There’s been a lot of talk in the European Parliament about instigating effectively a carbon price floor with a set-aside rule in the emissions trading scheme. Is it an initiative that you support and could you maybe quantify the amounts that in your view would make it workable?

In different Commission papers we have said how the set-aside could be done. I am also concerned about the too-low price we have for the time being, and we are also considering what to do and what not to do. But I cannot go into details because of the ETS, and it’s market-sensitive. In my position, it’s not because it’s not tempting, but I cannot speculate about what to do or what not to do …

But on this discussion on having floor prices and things like that, it’s easy to see the logic behind that. If you start to toy with that idea … then you will also have a ceiling and very soon you will not have a market-driven system. And we think it’s important to have a market-based system.

None of us should be surprised when there is a huge crisis in Europe, and production is coming down, it is no wonder then that in a market-based system, that demand will come down and therefore also the price. That is how the market works…

We will be in for so much more trouble if we had a politically regulated system all the time ….

On aviation emissions, the European Commission has said China and the US airlines could be exempted from emissions trading if they took "equivalent measures". Can you give examples of what these equivalent measures might be?

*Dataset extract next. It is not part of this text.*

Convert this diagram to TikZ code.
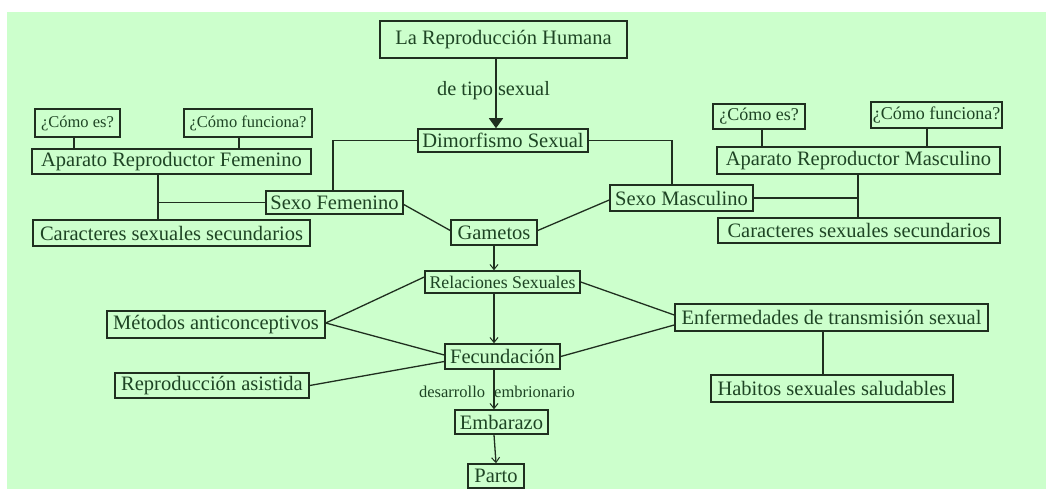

Our law says ‘equivalent measures’. And it was no coincidence when the law was done – it was before my time here – but that they did not specify that means ‘this and that’, that’s why there is a dialogue with different partners now.

Last fall or summer or even before, the Chinese authorities said, “Maybe we will set reduction targets for our aviation sector.” As soon as I saw that, I wrote to the Chinese authorities and said, let’s discuss that. …  They came forward with a figure and we are now discussing with them what it means.